ARTÍCULO

Libros que no son Libros
Apolinar Castrejón Marino
Con un dejo de pena y chacota, nos enteramos que Carmen Salinas va a escribir un libro, donde contará su “verdadera historia”.
No, no nos apenamos por lo que quiera publicar la diputada-corcholata, sino por el triste concepto que tenemos del libro en la actualidad.
Una anécdota cuenta que Fedro, el sofista griego de la antigüedad, compadecido porque sus paisanos fuesen tan ignorantes, un día sacó de su casa los 10 libros que tenía, y los colocó en la plaza pública para que fueran utilizados por la gente.
Cabe precisar que no eran libros como los que conocemos, sino unos rollos de pergamino; unas tiras enrolladas, de algo parecido a la piel, o tela. Lamentablemente, ese gesto altruista de Fedro, fue completamente inútil, pues sus paisanos simplemente no sabían leer.
En nuestro tiempo, de computadoras, de internet, de teléfonos
inteligentes y de redes sociales, es difícil comprender la importancia del libro, de las librerías, y de las bibliotecas.
Cuesta trabajo comprender que el libro sea el vehículo que utilizó la humanidad, para que el pensamiento de los grandes hombres de la antigüedad, no quedara sepultado “en el polvo del olvido”.
El “político” poblano Rafael Moreno Valle, publicó un libro en el cual se describe como el súper gobernante que benefició a Puebla, gracias a su heroísmo innato y entrega al servicio.

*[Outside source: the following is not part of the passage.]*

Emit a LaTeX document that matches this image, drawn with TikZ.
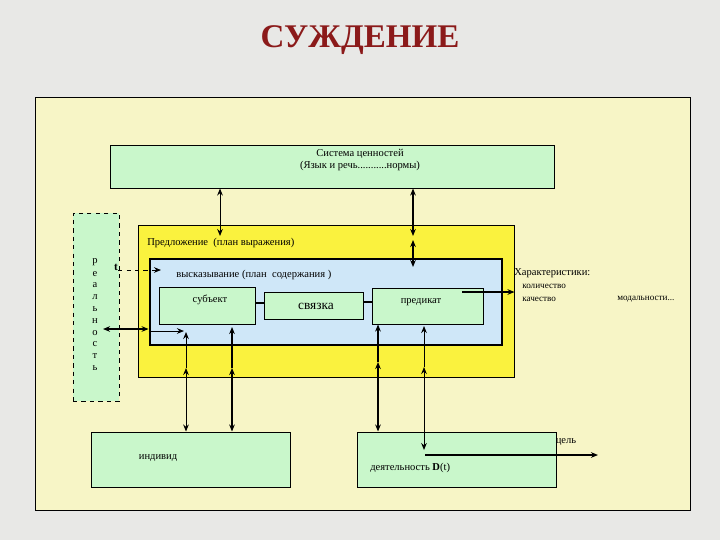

Como quien no quiere la cosa, dondequiera que anduvo “presentando” su bodrio, enderezaba su discurso para que la gente lo considerara el mejor prospecto para ser el próximo presidente de México. Con tal “libro” engañó al Instituto Nacional electoral, para realizar “actos anticipados de campaña” sin que fuera sancionado.

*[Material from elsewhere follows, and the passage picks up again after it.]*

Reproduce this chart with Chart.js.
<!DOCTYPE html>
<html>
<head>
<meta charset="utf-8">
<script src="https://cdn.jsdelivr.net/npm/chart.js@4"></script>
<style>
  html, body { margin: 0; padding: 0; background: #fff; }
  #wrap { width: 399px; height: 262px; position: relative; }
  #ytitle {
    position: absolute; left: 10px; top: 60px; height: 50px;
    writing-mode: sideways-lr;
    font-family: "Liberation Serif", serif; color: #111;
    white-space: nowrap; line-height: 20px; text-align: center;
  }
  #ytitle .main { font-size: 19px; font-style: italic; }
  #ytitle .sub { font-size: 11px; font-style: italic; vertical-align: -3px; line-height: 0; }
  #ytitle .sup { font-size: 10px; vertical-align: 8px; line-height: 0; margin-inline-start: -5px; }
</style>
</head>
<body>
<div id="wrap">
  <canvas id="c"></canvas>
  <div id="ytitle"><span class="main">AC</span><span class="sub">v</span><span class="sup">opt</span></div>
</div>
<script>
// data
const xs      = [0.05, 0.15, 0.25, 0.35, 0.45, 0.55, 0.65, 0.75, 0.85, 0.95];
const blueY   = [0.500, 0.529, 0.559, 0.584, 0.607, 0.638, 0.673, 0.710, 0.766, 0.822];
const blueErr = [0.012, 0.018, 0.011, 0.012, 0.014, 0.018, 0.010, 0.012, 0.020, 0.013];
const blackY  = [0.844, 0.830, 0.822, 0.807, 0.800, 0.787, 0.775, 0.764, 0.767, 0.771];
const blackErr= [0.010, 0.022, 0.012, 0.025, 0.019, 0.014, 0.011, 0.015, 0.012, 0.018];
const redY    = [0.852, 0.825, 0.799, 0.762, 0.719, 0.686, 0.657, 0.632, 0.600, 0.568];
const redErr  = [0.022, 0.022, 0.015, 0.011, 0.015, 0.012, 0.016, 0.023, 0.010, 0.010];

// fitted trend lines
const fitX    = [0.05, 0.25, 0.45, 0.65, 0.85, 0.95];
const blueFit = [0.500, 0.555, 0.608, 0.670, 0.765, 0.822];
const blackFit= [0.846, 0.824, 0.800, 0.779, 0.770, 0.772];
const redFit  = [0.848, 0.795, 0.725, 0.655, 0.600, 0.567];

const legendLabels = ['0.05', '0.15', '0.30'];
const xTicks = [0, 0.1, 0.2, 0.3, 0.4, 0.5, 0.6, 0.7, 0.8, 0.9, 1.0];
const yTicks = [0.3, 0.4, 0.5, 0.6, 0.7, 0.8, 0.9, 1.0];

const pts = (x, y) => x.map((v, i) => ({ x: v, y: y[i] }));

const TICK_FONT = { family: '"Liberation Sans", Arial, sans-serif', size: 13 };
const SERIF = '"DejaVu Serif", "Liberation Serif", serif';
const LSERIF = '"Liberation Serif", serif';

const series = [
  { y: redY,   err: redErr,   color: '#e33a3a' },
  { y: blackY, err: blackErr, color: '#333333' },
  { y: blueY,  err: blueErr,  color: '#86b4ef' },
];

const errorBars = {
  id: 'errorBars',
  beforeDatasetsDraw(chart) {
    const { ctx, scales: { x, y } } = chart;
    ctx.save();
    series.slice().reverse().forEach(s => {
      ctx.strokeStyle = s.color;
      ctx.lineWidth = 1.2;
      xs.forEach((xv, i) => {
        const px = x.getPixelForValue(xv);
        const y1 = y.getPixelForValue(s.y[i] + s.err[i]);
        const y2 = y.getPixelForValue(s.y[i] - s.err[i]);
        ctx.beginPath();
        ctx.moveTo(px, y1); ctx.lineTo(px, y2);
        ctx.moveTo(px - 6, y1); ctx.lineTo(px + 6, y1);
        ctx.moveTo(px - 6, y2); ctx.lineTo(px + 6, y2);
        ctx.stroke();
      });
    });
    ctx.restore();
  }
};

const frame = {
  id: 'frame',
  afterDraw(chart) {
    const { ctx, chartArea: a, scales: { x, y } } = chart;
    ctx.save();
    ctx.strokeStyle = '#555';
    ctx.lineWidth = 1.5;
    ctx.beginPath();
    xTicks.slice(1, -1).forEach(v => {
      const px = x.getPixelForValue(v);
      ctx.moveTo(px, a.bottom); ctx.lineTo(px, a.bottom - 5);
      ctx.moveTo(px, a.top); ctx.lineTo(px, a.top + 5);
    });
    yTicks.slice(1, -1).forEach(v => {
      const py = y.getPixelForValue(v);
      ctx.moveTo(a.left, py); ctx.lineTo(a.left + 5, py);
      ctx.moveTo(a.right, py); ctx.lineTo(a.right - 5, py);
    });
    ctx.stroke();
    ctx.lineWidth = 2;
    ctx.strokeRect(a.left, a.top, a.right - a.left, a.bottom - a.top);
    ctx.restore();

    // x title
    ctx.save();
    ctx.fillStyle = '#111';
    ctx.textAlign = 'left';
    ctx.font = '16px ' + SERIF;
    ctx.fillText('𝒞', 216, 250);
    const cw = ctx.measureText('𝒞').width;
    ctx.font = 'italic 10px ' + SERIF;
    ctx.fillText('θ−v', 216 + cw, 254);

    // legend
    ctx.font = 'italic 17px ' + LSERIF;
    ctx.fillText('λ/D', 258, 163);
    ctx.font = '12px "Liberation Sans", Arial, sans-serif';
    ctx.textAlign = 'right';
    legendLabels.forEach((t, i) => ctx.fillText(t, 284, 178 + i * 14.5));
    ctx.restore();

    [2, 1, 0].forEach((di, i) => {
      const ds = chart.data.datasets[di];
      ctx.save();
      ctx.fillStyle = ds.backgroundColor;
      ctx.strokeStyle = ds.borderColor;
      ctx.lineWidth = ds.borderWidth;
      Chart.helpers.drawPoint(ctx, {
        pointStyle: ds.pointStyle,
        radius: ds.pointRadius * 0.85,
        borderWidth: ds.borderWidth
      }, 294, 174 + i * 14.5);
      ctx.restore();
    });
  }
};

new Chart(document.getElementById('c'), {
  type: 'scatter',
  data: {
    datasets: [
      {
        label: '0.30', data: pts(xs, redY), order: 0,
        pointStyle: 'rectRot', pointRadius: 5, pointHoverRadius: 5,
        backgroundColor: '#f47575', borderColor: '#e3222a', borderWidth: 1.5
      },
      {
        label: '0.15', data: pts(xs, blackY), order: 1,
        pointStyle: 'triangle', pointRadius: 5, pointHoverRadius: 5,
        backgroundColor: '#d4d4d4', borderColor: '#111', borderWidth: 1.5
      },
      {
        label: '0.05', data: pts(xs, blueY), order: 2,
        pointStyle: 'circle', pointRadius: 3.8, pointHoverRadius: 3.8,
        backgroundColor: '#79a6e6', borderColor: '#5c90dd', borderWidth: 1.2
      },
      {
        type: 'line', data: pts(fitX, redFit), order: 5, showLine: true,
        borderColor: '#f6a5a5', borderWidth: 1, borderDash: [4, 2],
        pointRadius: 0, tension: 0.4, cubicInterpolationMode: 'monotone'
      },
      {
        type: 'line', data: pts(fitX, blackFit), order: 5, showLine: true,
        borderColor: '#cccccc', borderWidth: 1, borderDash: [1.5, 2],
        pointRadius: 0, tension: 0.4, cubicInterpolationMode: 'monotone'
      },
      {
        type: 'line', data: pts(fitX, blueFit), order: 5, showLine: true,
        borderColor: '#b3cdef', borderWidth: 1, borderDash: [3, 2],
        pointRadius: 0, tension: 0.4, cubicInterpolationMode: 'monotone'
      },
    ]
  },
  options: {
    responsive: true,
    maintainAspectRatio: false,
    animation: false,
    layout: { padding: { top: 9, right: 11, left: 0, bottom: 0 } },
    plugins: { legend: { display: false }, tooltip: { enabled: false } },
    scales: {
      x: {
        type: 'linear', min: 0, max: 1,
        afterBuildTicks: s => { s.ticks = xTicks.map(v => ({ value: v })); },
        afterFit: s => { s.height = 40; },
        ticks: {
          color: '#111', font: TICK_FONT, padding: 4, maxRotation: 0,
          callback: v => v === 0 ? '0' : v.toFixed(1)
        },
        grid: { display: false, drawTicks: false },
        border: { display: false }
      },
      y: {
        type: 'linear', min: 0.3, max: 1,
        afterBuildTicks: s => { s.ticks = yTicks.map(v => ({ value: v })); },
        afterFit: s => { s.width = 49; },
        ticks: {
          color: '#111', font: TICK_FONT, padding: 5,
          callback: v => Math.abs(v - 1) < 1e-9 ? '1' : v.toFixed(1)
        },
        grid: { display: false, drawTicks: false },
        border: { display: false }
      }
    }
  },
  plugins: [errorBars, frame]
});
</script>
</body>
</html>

En el transcurso del tiempo, se han originado términos despectivos como libelo, libraco, y librillo, por esa clase de escritos, vacuos, retorcidos y frívolos.

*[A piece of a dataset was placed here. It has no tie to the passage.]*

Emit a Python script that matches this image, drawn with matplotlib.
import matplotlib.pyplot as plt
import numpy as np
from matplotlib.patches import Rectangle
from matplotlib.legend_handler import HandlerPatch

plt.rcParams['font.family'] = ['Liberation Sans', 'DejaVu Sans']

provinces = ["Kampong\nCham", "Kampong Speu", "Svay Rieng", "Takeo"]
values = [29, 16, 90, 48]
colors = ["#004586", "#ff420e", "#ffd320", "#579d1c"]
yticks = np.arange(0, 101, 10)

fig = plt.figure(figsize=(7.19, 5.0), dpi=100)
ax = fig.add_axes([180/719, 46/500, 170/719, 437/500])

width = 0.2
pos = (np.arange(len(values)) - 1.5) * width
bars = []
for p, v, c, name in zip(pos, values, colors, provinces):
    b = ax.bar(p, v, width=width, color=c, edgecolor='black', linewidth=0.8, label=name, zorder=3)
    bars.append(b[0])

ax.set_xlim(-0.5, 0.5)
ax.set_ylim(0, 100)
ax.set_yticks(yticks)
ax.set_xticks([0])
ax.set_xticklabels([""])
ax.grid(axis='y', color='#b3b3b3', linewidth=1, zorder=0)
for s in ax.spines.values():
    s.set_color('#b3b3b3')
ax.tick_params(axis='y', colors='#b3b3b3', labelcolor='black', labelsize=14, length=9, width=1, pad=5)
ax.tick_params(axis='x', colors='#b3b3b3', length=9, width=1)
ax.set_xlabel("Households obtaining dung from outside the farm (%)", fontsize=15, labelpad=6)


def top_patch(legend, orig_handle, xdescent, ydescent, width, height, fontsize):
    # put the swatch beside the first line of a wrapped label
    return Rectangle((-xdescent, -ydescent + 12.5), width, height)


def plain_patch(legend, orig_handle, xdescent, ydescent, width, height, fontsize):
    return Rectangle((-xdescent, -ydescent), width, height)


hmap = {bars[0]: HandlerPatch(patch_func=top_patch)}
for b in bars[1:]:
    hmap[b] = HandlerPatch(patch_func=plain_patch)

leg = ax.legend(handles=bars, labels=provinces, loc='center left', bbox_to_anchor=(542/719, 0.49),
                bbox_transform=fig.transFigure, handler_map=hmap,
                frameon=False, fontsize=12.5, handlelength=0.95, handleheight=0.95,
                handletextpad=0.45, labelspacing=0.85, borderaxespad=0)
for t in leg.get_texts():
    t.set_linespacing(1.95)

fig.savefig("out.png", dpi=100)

El Jurista español Luis Recaséns Sichés, creó el concepto de “productos culturales”, entre los que incluyó a los libros, porque construyen la “Vida Interhumana Objetivada”.
Es fácil decir que en el mundo actual se publican 2 libros cada minuto. Pero, suponiéndolos a un precio de cincuenta pesos cada uno, y con un grosor promedio de 3 centímetros, se necesitarían $ 2 800 000.ºº para comprar la producción de un mes; se necesitarían 300 estantes de 5 charolas cada uno, y un espacio de 400 metros para colocarlos.
Desde luego, sería imposible leerlos, por lo cual nos remitimos al aspecto del costo de la lectura, que según nuestra experiencia, se reduciría mucho si los escritores y editores, tomaran en cuenta y respetaran el tiempo de los lectores.
Todo iría mejor si no se publicaran libros que tengan poco que decir, que estén mal escritos, y que repitan lo que otros han dicho. Hasta debería haber una ley que nos protegiera de los libros que no son libros.
Como los libros de Nietzsche, que no escribió Nietzsche; o los libros de Marx, que no escribió Marx. O los “libros de auto ayuda” que ciertos “autores” hacen con una pedacera de aforismos que escribieron, filósofos y pensadores de otras épocas.
No son libros, los impresos que tratan de arreglo de automóviles o de carpintería, o de cómo poner inyecciones, porque en estricto sentido, son manuales.
Tampoco son libros “Mi historia” de Margarita Zavala, y Carlos Salinas de Gortari debería pagar una multa por la publicación de su libelo “México: Un paso difícil a la modernidad”, por el desperdicio de papel y tinta.
Al menos, alguien debería de tener el valor de denunciar a los presuntos “autores” y editores que abusan de las posiciones políticas de sus familiares o amigos.
Como la mamá de cierto gobernador del Estado de Guerrero, a quien le surgió la vena poética, y aprovechó el poder de su hijo consentido, para publicar un mamotreto, en el que dio rienda suelta a su escaso cacumen, del cual salieron versos tan “inspirados” como este con el cual terminamos esta perorata: “Me fui a La Quebrada, y me compré una Limonada”.